The plundering of Bengal economically led to political domination. Between 1798 and 1818, by treaty or by military conquest, British rule was established throughout India, except in the Indus Valley, which was subdued between 1843 and 1849. In the meantime, the French had tried to set up an empire of their own. In 1798 Napoleon Bonaparte occupied Egypt, hoping to establish a base in Suez that would cut the British sea routes to India. He brought with him a corps of scholars, a library of modern European literature, a scientific laboratory and a printing press with Arabic type. From the start, the advanced culture of Europe, coming as it did with a superbly efficient modern army, was experienced in the Muslim Middle East as an assault. Napoleon's expedition to Egypt and Syria failed. He had intended to attack British India from the north, with the help of Russia. This gave Iran a wholly new strategic importance, and for the next century Britain established a base in the south of the country, while the Russians tried to get control of the north. Neither wanted to make Iran a full colony or protectorate (until oil was discovered there in the early twentieth century), but both powers dominated the new Qajar dynasty, so that the shahs did not dare to make a move without the support of at least one of them. As in Bengal, both Britain and Russia promoted only the technology that furthered their own interests and blocked such inventions as the railway, which might have benefited the Iranian people, in case it endangered their own strategic positions.
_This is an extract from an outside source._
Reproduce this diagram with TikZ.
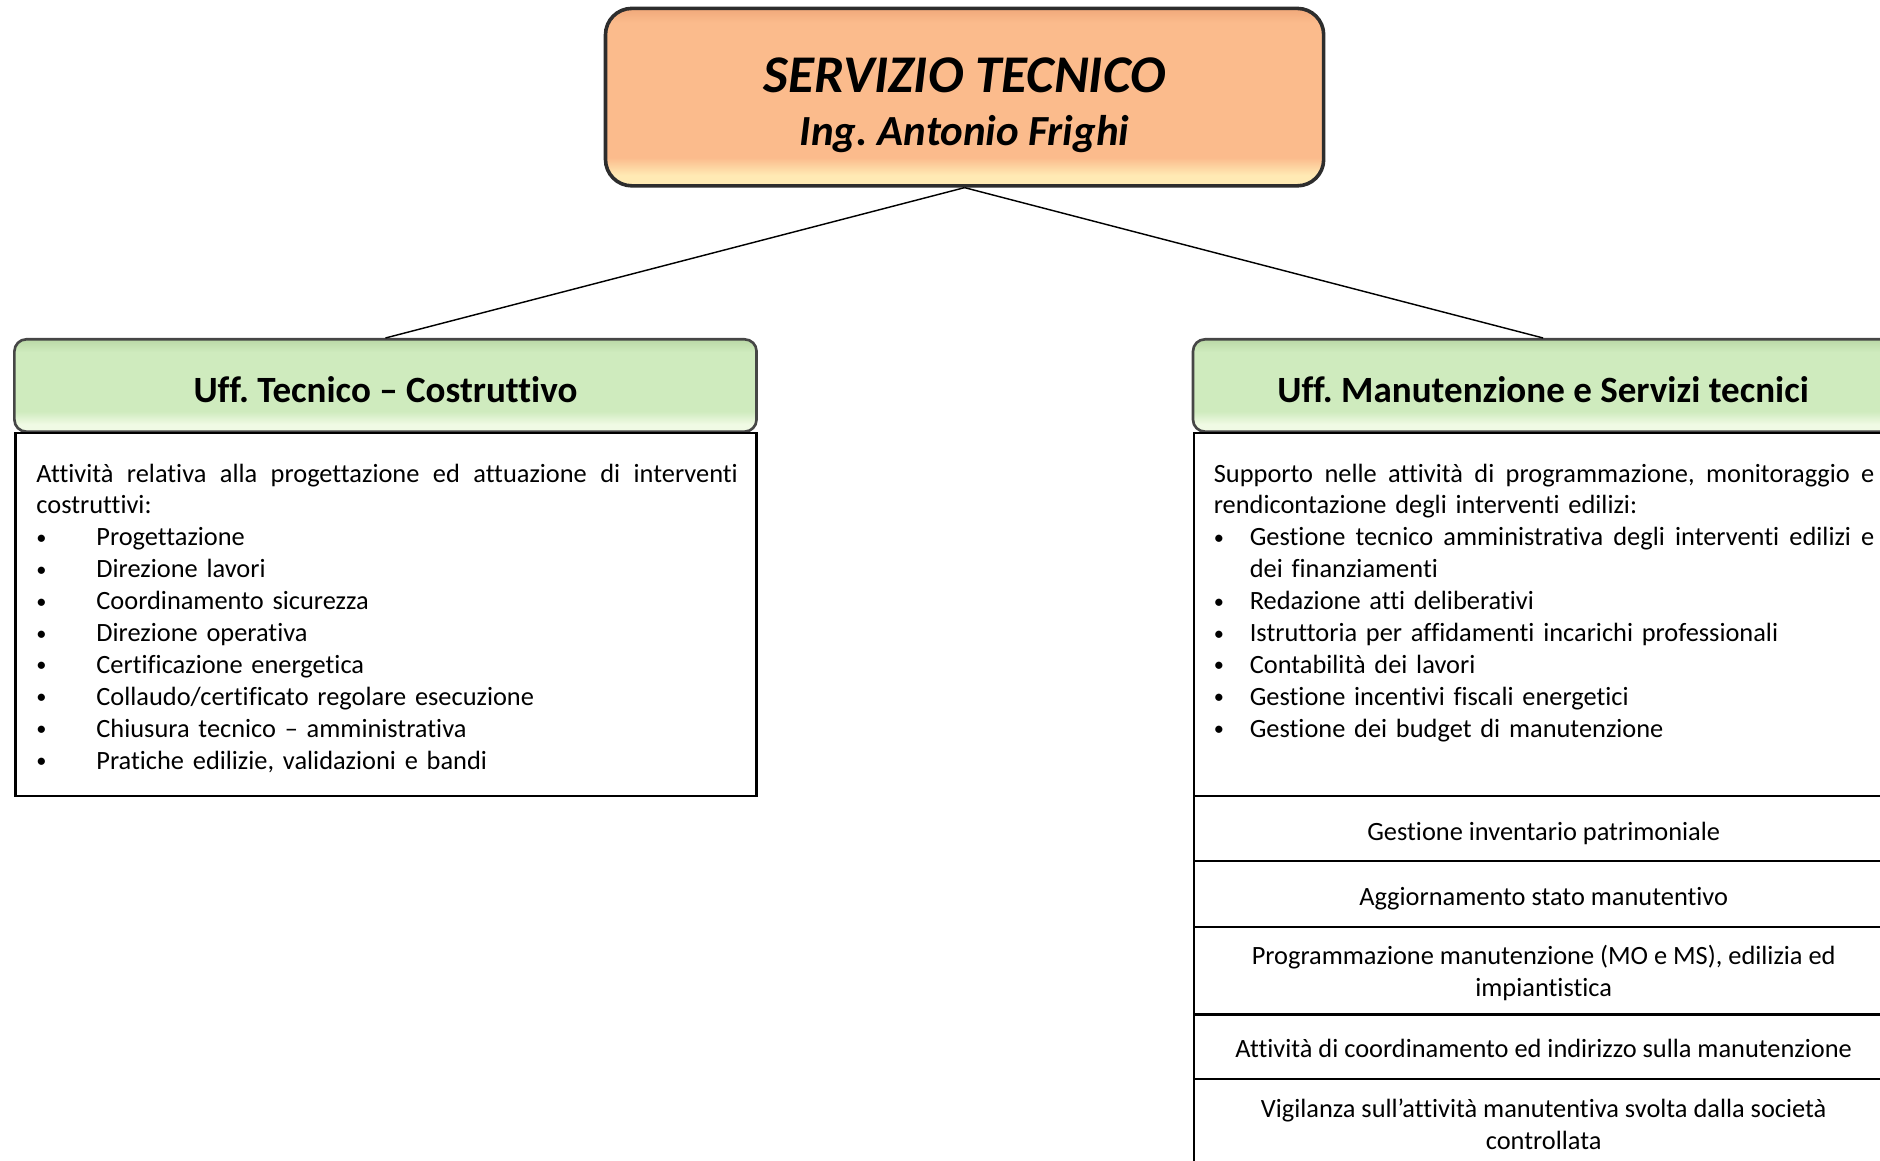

The European powers colonized one Islamic country after another. France occupied Algeria in 1830, and Britain Aden nine years later. Tunisia was occupied in 1881, Egypt in 1882, the Sudan in 1889 and Libya and Morocco in 1912. In 1915 the Sykes-Picot agreement divided the territories of the moribund Ottoman Empire (which had sided with Germany during the First World War) between Britain and France in anticipation of victory. After the war, Britain and France duly set up protectorates and mandates in Syria, Lebanon, Palestine, Iraq and Transjordan. This was experienced as an outrage, since the European powers had promised the Arab provinces of the Ottoman Empire independence. In the Ottoman heartlands, Mustafa Kemal, known as Ataturk (1881-1938), was able to keep the Europeans at bay and set up the independent state of Turkey. Muslims in the Balkans, Russia and Central Asia became subject to the new Soviet Union. Even after some of these countries had been allowed to become independent, the West often continued to control the economy, the oil or such resources as the Suez Canal. European occupation often left a legacy of bitter conflict. When the British withdrew from India in 1947, the Indian subcontinent was partitioned between Hindu India and Muslim Pakistan, which are to this day in a state of deadly hostility, with nuclear weapons aimed at each other's capitals. In 1948 the Arabs of Palestine lost their homeland to the Zionists, who set up the Jewish secular state of Israel there, with the support of the United Nations and the international community. The loss of Palestine became a potent symbol of the humiliation of the Muslim world at the hands of the Western powers, who seemed to feel no qualms about the dispossession and permanent exile of hundreds of thousands of Palestinians.